Systematic Investigation of Anisotropic Magneto-Peltier Effect and Anomalous Ettingshausen Effect in Ni Thin Films

TL;DR

This study systematically investigates the anisotropic magneto-Peltier and anomalous Ettingshausen effects in Ni thin films, revealing their dependence on substrate thermal conductivity and confirming their symmetry properties through thermography.

Contribution

It introduces a method to isolate pure AMPE and AEE contributions in ferromagnetic thin films and demonstrates their behavior with different substrates and magnetic field angles.

Findings

AMPE temperature modulation varies with cos 2θ_H pattern.

AEE temperature modulation varies with cos θ_H pattern.

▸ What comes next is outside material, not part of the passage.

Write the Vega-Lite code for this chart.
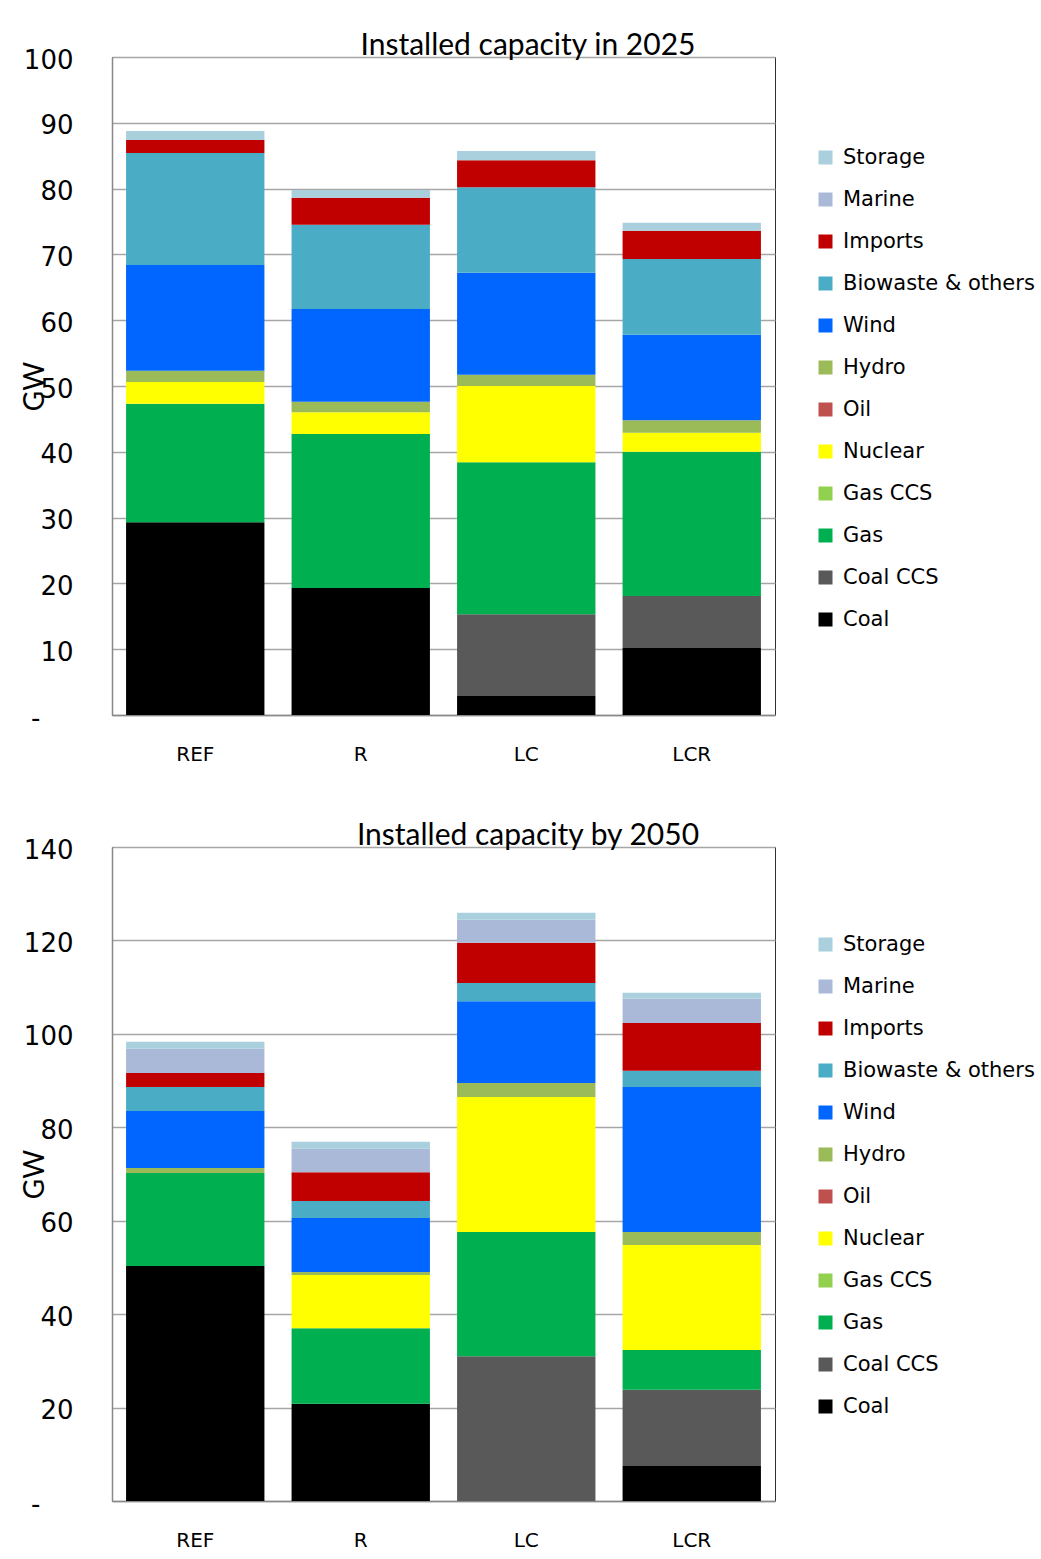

AMPE decreases with higher substrate thermal conductivity.

Abstract

The anisotropic magneto-Peltier effect (AMPE) and anomalous Ettingshausen effect (AEE) have been investigated in U-shaped Ni thin films of varying thickness and substrate by means of the lock-in thermography (LIT) method. We have established a procedure to extract pure AMPE and AEE contributions, separated from other thermoelectric effects, for ferromagnetic thin films. The measurements of the magnetic-field-angle $\theta_{\rm H}$ dependence of the LIT images clearly show that the temperature modulation induced by the AMPE (AEE) in the Ni films varies with the $\cos 2\theta_{\rm H}$ ($\cos \theta_{\rm H}$) pattern, confirming the symmetry of the AMPE (AEE). The systematic LIT measurements using various substrates show that the AMPE-induced temperature modulation decreases with the increase in thermal conductivity of the substrates, whereas the AEE-induced temperature modulation is almost independent of the thermal conductivity, indicating that the heat loss into the substrates plays an important role in determining the magnitude of the AMPE-induced temperature modulation in thin films. Our experimental results were reproduced by numerical calculations based on a two-dimensional finite element method. These findings provide a platform for investigating the AMPE and AEE in thin film devices.